Please don’t invent a new type to do this instead.

If you do, the end result will be way worse than the current situation, because in order to do anything with the bytes that pass though botan people will have to first convert from a bytestring, then convert back to a bytestring, because everything else uses bytestrings.

3 Likes

I don’t want to introduce or force a new type, I’m rather actually hoping to avoid it (and instead merely enable alternatives), hence the need for some low-level memory work eg to typeclassify allocation and byte-addressable things and make instances for ByteString so that they just work.

However the awkward and inconvenient truth is that ByteString still is extremely unsuitable for sensitive cryptographic operations because its lifetime and secure erasure cannot be controlled, and as an added malus, when binding to C libraries you have a high chance of having to do your own allocation which Haskell mostly avoids / does with a ByteString by secretly / unsafely yoinking out its Ptr to operate on it, relying on GHC to clean it up - wholly unsuitable.

Note: This is why the ScrubbedBytes data exists in memory

So to cast this in a different light, I am merely trying to codify how we allocate and use the underlying pointers, of which garbage-collected bytestrings are certainly the most common (and thus highly desirable) interface.


Additional clarification:

any […] bytes that pass though […] will have to first convert from a bytestring, then convert back to a bytestring, because everything else uses bytestrings

I want to specifically recognize this, and point out that only the Haskell side of ‘everything else’ uses ByteStrings - anything interacting with foreign C libraries is already not a bytestring, and specifically one of my concerns is avoiding unnecessary conversions from and to bytestrings which are an additional operation from the perspective of the foreign C library or primitive code.

That we can rather-unsafely expose a garbage-collected, pinned ByteString’s buffer to a C API is a statement that a ByteString can act as a memory buffer, not that all memory buffers should be garbage-collected pinned ByteStrings.

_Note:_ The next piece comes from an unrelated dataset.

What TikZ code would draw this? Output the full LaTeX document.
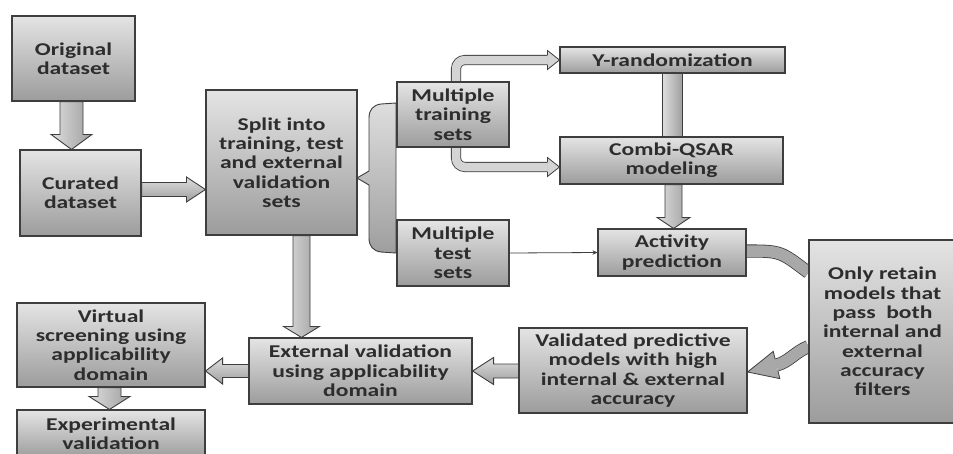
\documentclass[tikz,border=0pt]{standalone}
\usepackage{fontspec}
\newfontfamily\boxfont{Carlito}[FakeStretch=1.31]
\usetikzlibrary{calc,shadows,arrows.meta}
\pgfdeclarelayer{bg}
\pgfsetlayers{bg,main}
\definecolor{boxtop}{RGB}{228,228,228}
\definecolor{boxbot}{RGB}{156,156,156}
\definecolor{bdr}{RGB}{62,62,62}
\definecolor{txt}{RGB}{45,45,45}
\definecolor{arrtop}{RGB}{222,222,222}
\definecolor{arrbot}{RGB}{158,158,158}
\definecolor{arrlight}{RGB}{212,212,212}
\definecolor{arrmid}{RGB}{168,168,168}
\tikzset{
  box/.style={draw=bdr, line width=1.1pt, top color=boxtop, bottom color=boxbot,
    drop shadow={shadow xshift=1.2pt, shadow yshift=-1.2pt, opacity=0.3},
    align=center, text=txt, inner sep=0pt,
    font=\boxfont\bfseries\fontsize{18}{19.3}\selectfont},
  blockarrow/.style={draw=bdr, line width=0.9pt, top color=arrtop, bottom color=arrbot},
  vblockarrow/.style={draw=bdr, line width=0.9pt, left color=arrtop, right color=arrbot},
  bent/.style={draw=bdr, line width=0.8pt, double=arrlight, double distance=8.5pt},
  band/.style={draw=bdr, line width=0.8pt, double=arrmid, double distance=11.5pt},
  headlight/.style={draw=bdr, line width=0.8pt, fill=arrlight, line join=miter},
  headmid/.style={draw=bdr, line width=0.8pt, fill=arrmid, line join=miter},
  bracketst/.style={draw=bdr, line width=0.9pt, top color=arrtop, bottom color=arrbot},
  thinarrow/.style={draw=bdr, line width=0.8pt, -{Stealth[length=5pt,width=4.5pt]}}
}
\newcommand\blkdown[5]{\path[vblockarrow] let \p1=#1, \p2=#2 in
  (\x2-#3,\y1) -- (\x2-#3,\y2+#5) -- (\x2-#4,\y2+#5) -- (\x2,\y2) --
  (\x2+#4,\y2+#5) -- (\x2+#3,\y2+#5) -- (\x2+#3,\y1) -- cycle;}
\newcommand\blkright[5]{\path[blockarrow] let \p1=#1, \p2=#2 in
  (\x1,\y2+#3) -- (\x2-#5,\y2+#3) -- (\x2-#5,\y2+#4) -- (\x2,\y2) --
  (\x2-#5,\y2-#4) -- (\x2-#5,\y2-#3) -- (\x1,\y2-#3) -- cycle;}
\newcommand\blkleft[5]{\path[blockarrow] let \p1=#1, \p2=#2 in
  (\x1,\y2+#3) -- (\x2+#5,\y2+#3) -- (\x2+#5,\y2+#4) -- (\x2,\y2) --
  (\x2+#5,\y2-#4) -- (\x2+#5,\y2-#3) -- (\x1,\y2-#3) -- cycle;}
\begin{document}
\begin{tikzpicture}[x=1pt,y=-1pt]
\begin{pgfonlayer}{bg}
  \fill[white] (0,0) rectangle (953,453);
\end{pgfonlayer}
\useasboundingbox (0,0) rectangle (953,453);

% boxes
\node[box, minimum width=123pt, minimum height=85pt] (orig) at (73.5,58.5) {Original\\dataset};
\node[box, minimum width=121pt, minimum height=86pt] (cur) at (80.5,193) {Curated\\dataset};
\node[box, minimum width=151pt, minimum height=145pt] (split) at (281.5,162.5) {Split into\\training, test\\and external\\validation\\sets};
\node[box, minimum width=112pt, minimum height=65pt] (train) at (453,114.5) {Multiple\\training\\sets};
\node[box, minimum width=112pt, minimum height=66pt] (test) at (453,253) {Multiple\\test\\sets};
\node[box, minimum width=225pt, minimum height=26pt] (yrand) at (672.5,60) {Y-randomization};
\node[box, minimum width=223pt, minimum height=47pt] (combi) at (671.5,160.5) {Combi-QSAR\\modeling};
\node[box, minimum width=148pt, minimum height=47pt] (activity) at (672,252.5) {Activity\\prediction};
\node[box, minimum width=147pt, minimum height=183pt] (retain) at (882.5,331.5) {Only retain\\models that\\pass\ \ both\\internal and\\external\\accuracy\\filters};
\node[box, minimum width=228pt, minimum height=85pt] (valid) at (633,370.5) {Validated predictive\\models with high\\internal \& external\\accuracy};
\node[box, minimum width=223pt, minimum height=66pt] (ext) at (360.5,371) {External validation\\using applicability\\domain};
\node[box, minimum width=188pt, minimum height=84pt] (virtual) at (111,345) {Virtual\\screening using\\applicability\\domain};
\node[box, minimum width=188pt, minimum height=48pt] (exper) at (111,434) {Experimental\\validation};

\begin{pgfonlayer}{bg}
  % bracket from split to the two set boxes
  \path[bracketst] (396,103) -- (381,104) .. controls (373,105) and (369,110) .. (369,118)
    -- (369,171) -- (357,178) -- (369,185) -- (369,238)
    .. controls (369,246) and (373,251) .. (381,252) -- (396,253) -- cycle;

  % straight block arrows
  \blkdown{(orig.south)}{($(cur.north)+(-9,0)$)}{11.5pt}{20.5pt}{15pt}
  \blkright{(cur.east)}{($(split.west |- cur.east)+(0,-3.5)$)}{7pt}{12.5pt}{19pt}
  \coordinate (t1) at ($(split.south)+(20,0)$);
  \blkdown{(split.south)}{(t1 |- ext.north)}{8.5pt}{18pt}{11pt}
  \blkleft{(valid.west)}{(ext.east)}{7pt}{13.5pt}{21pt}
  \blkleft{(ext.west)}{(virtual.east |- ext.west)}{6.5pt}{13pt}{17pt}
  \blkdown{(virtual.south)}{($(exper.north)+(-1.5,0)$)}{11.5pt}{20.5pt}{13pt}
  \blkdown{(combi.south)}{($(activity.north)+(1.5,0)$)}{8.5pt}{16.5pt}{11pt}
  \path[vblockarrow] ($(yrand.south)+(-10,0)$) rectangle ($(combi.north)+(11,0)$);

  % bent arrows from the training sets
  \draw[bent, rounded corners=9pt] ($(train.north)+(3,0)$) |- ($(yrand.west)+(-12,0)$);
  \draw[bent, rounded corners=9pt] ($(train.south)+(3,0)$) |- ($(combi.west)+(-12,6.5)$);

  % curved band into the filter box
  \draw[band] ($(activity.east)+(0,-1.5)$) .. controls +(35,0) and +(-28,-21) .. ($(retain.west)+(0,-59)$);
  % curved arrow out of the filter box
  \draw[band] ($(retain.west)+(0,15)$) .. controls +(-14,6) and +(12,-3) .. ($(valid.east)+(29,-5.5)$);
\end{pgfonlayer}

% arrow heads of bent and curved arrows
\filldraw[headlight] ($(yrand.west)+(-12,-4.6)$) -- ($(yrand.west)+(-12,-9.5)$) -- (yrand.west)
  -- ($(yrand.west)+(-12,9.5)$) -- ($(yrand.west)+(-12,4.6)$);
\coordinate (cw) at ($(combi.west)+(0,6.5)$);
\filldraw[headlight] ($(cw)+(-12,-4.6)$) -- ($(cw)+(-12,-9.5)$) -- (cw)
  -- ($(cw)+(-12,9.5)$) -- ($(cw)+(-12,4.6)$);
\filldraw[headmid] ($(valid.east)+(27.55,-11.48)$) -- ($(valid.east)+(25.71,-19.12)$)
  -- ($(valid.east)+(0,1.5)$) -- ($(valid.east)+(32.29,8.12)$) -- ($(valid.east)+(30.45,0.48)$);

% thin connector
\draw[thinarrow] (test.east) -- (activity.west);
\end{tikzpicture}
\end{document}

In a more succinct manner, ByteStrings are defined by an already-existing low-level memory management / lifetime, and should not be used to define low-level memory management. They just make a nice wrapper, that gets in the way at this lower level.

2 Likes

Update

I have been away for a few weeks, traveling for a wedding, and then recovering from it. My hands are still a bit stiff, so this update will be concise, and also very raw.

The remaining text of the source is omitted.